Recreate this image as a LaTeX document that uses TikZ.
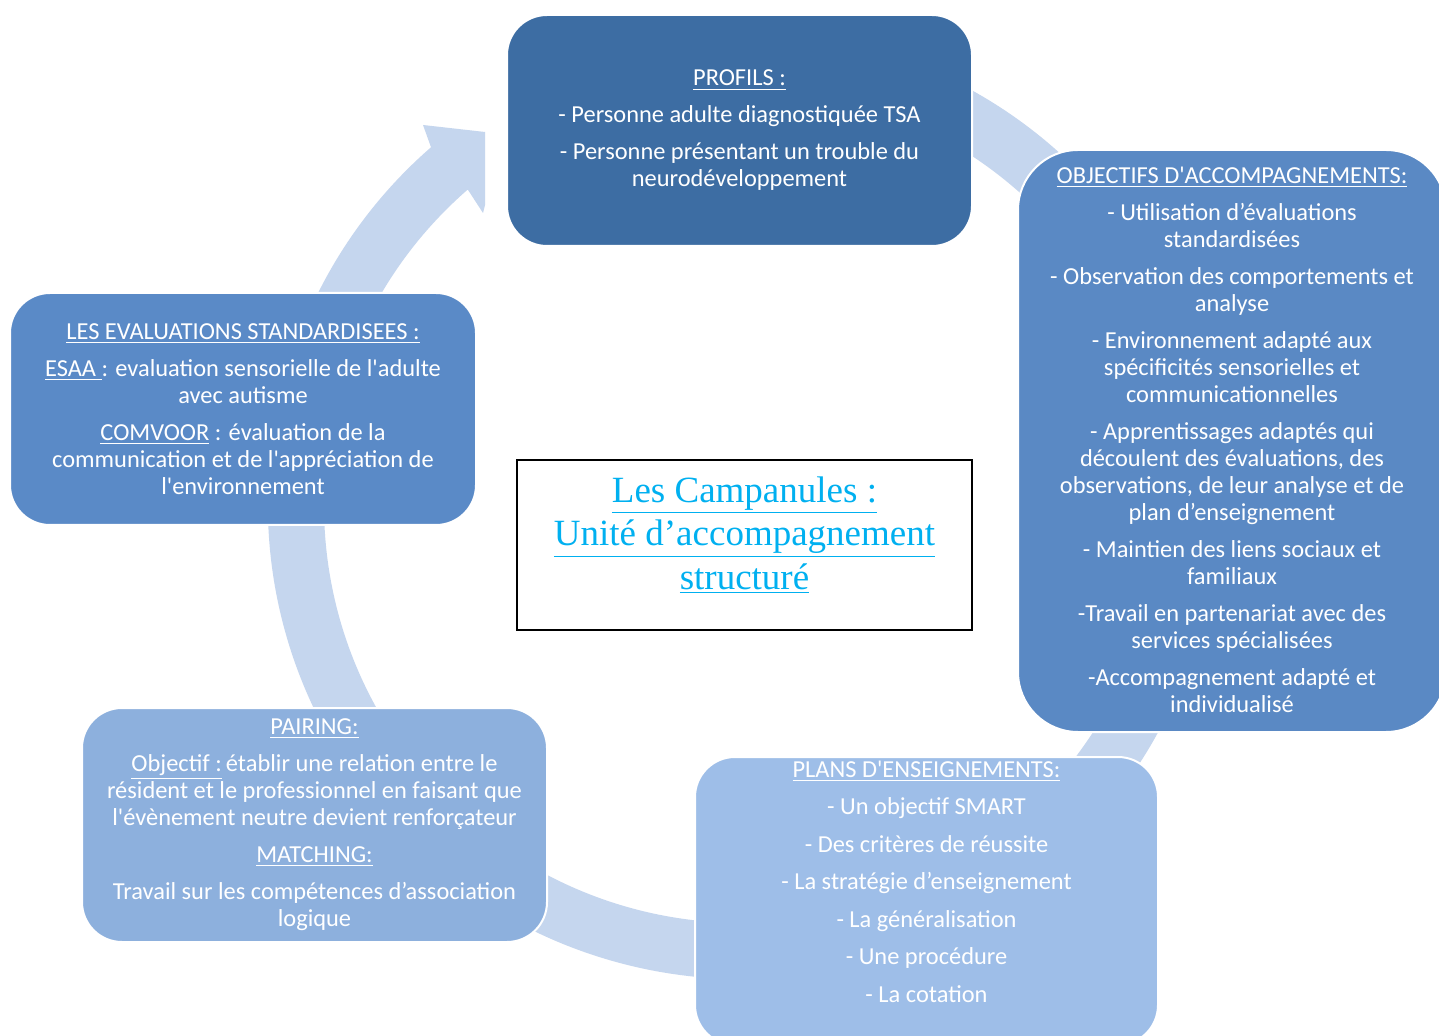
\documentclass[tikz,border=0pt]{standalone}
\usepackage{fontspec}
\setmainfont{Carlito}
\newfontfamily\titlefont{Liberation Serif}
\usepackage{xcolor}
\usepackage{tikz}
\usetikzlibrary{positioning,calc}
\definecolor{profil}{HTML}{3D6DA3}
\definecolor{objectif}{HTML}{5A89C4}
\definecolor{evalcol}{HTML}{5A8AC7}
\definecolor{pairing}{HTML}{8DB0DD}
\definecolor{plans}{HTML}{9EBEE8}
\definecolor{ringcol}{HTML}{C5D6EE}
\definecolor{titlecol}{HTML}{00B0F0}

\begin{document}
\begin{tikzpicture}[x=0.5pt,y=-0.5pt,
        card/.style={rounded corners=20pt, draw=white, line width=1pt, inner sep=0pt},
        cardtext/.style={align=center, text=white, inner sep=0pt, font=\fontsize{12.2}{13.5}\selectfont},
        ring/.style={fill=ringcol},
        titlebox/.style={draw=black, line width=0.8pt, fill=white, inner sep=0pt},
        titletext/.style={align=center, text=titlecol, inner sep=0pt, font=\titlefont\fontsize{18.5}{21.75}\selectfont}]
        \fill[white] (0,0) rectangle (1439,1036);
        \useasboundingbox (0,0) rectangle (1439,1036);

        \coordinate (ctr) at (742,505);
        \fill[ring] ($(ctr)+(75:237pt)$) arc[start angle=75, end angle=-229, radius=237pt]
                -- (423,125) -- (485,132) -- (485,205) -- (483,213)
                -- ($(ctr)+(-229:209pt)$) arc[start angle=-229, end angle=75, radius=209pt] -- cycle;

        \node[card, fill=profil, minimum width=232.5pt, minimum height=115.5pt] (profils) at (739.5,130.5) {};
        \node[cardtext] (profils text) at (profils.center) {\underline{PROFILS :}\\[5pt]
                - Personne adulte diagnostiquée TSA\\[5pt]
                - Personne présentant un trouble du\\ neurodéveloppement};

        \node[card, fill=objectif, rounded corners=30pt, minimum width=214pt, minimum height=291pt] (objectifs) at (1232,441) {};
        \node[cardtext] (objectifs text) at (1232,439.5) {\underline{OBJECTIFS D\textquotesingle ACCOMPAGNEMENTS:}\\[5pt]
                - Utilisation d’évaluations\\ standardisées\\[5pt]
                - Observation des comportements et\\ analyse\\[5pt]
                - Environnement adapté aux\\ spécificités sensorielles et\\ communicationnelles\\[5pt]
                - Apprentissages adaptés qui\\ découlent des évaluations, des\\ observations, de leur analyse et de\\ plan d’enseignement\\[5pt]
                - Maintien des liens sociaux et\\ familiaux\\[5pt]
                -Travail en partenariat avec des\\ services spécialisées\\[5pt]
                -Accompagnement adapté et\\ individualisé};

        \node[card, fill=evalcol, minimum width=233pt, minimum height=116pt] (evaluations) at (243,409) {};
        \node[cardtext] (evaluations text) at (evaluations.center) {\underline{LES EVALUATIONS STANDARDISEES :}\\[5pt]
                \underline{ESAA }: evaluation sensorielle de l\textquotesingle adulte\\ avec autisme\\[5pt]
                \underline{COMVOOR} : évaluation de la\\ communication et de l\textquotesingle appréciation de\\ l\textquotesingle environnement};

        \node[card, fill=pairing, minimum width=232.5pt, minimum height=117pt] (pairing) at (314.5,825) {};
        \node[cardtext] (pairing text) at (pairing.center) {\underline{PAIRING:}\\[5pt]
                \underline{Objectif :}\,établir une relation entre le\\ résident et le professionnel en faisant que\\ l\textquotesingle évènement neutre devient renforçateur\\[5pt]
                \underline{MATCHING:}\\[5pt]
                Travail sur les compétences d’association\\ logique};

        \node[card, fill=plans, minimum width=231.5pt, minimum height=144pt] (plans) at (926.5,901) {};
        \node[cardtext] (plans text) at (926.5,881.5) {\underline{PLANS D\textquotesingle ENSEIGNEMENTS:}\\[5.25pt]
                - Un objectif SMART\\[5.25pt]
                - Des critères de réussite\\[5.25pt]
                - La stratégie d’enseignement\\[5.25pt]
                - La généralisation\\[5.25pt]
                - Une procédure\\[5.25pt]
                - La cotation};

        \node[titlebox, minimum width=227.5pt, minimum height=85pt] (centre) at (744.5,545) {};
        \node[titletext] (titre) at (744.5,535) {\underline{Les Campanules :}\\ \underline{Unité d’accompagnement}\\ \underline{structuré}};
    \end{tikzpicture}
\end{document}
◇ ◇ ◇ ◇ ◇ ◇ ◇
What is needed is an exact reproduction of the data, pictures excluded.

Recreate this image as a LaTeX document that uses TikZ.
\documentclass[tikz,border=0pt]{standalone}
\usepackage{fontspec}
\setmainfont{Carlito}
\newfontfamily\titlefont{Liberation Serif}
\usepackage{xcolor}
\usepackage{tikz}
\usetikzlibrary{positioning,calc}
\definecolor{profil}{HTML}{3D6DA3}
\definecolor{objectif}{HTML}{5A89C4}
\definecolor{evalcol}{HTML}{5A8AC7}
\definecolor{pairing}{HTML}{8DB0DD}
\definecolor{plans}{HTML}{9EBEE8}
\definecolor{ringcol}{HTML}{C5D6EE}
\definecolor{titlecol}{HTML}{00B0F0}

\begin{document}
\begin{tikzpicture}[x=0.5pt,y=-0.5pt,
        card/.style={rounded corners=20pt, draw=white, line width=1pt, inner sep=0pt},
        cardtext/.style={align=center, text=white, inner sep=0pt, font=\fontsize{12.2}{13.5}\selectfont},
        ring/.style={fill=ringcol},
        titlebox/.style={draw=black, line width=0.8pt, fill=white, inner sep=0pt},
        titletext/.style={align=center, text=titlecol, inner sep=0pt, font=\titlefont\fontsize{18.5}{21.75}\selectfont}]
        \fill[white] (0,0) rectangle (1439,1036);
        \useasboundingbox (0,0) rectangle (1439,1036);

        \coordinate (ctr) at (742,505);
        \fill[ring] ($(ctr)+(75:237pt)$) arc[start angle=75, end angle=-229, radius=237pt]
                -- (423,125) -- (485,132) -- (485,205) -- (483,213)
                -- ($(ctr)+(-229:209pt)$) arc[start angle=-229, end angle=75, radius=209pt] -- cycle;

        \node[card, fill=profil, minimum width=232.5pt, minimum height=115.5pt] (profils) at (739.5,130.5) {};
        \node[cardtext] (profils text) at (profils.center) {\underline{PROFILS :}\\[5pt]
                - Personne adulte diagnostiquée TSA\\[5pt]
                - Personne présentant un trouble du\\ neurodéveloppement};

        \node[card, fill=objectif, rounded corners=30pt, minimum width=214pt, minimum height=291pt] (objectifs) at (1232,441) {};
        \node[cardtext] (objectifs text) at (1232,439.5) {\underline{OBJECTIFS D\textquotesingle ACCOMPAGNEMENTS:}\\[5pt]
                - Utilisation d’évaluations\\ standardisées\\[5pt]
                - Observation des comportements et\\ analyse\\[5pt]
                - Environnement adapté aux\\ spécificités sensorielles et\\ communicationnelles\\[5pt]
                - Apprentissages adaptés qui\\ découlent des évaluations, des\\ observations, de leur analyse et de\\ plan d’enseignement\\[5pt]
                - Maintien des liens sociaux et\\ familiaux\\[5pt]
                -Travail en partenariat avec des\\ services spécialisées\\[5pt]
                -Accompagnement adapté et\\ individualisé};

        \node[card, fill=evalcol, minimum width=233pt, minimum height=116pt] (evaluations) at (243,409) {};
        \node[cardtext] (evaluations text) at (evaluations.center) {\underline{LES EVALUATIONS STANDARDISEES :}\\[5pt]
                \underline{ESAA }: evaluation sensorielle de l\textquotesingle adulte\\ avec autisme\\[5pt]
                \underline{COMVOOR} : évaluation de la\\ communication et de l\textquotesingle appréciation de\\ l\textquotesingle environnement};

        \node[card, fill=pairing, minimum width=232.5pt, minimum height=117pt] (pairing) at (314.5,825) {};
        \node[cardtext] (pairing text) at (pairing.center) {\underline{PAIRING:}\\[5pt]
                \underline{Objectif :}\,établir une relation entre le\\ résident et le professionnel en faisant que\\ l\textquotesingle évènement neutre devient renforçateur\\[5pt]
                \underline{MATCHING:}\\[5pt]
                Travail sur les compétences d’association\\ logique};

        \node[card, fill=plans, minimum width=231.5pt, minimum height=144pt] (plans) at (926.5,901) {};
        \node[cardtext] (plans text) at (926.5,881.5) {\underline{PLANS D\textquotesingle ENSEIGNEMENTS:}\\[5.25pt]
                - Un objectif SMART\\[5.25pt]
                - Des critères de réussite\\[5.25pt]
                - La stratégie d’enseignement\\[5.25pt]
                - La généralisation\\[5.25pt]
                - Une procédure\\[5.25pt]
                - La cotation};

        \node[titlebox, minimum width=227.5pt, minimum height=85pt] (centre) at (744.5,545) {};
        \node[titletext] (titre) at (744.5,535) {\underline{Les Campanules :}\\ \underline{Unité d’accompagnement}\\ \underline{structuré}};
    \end{tikzpicture}
\end{document}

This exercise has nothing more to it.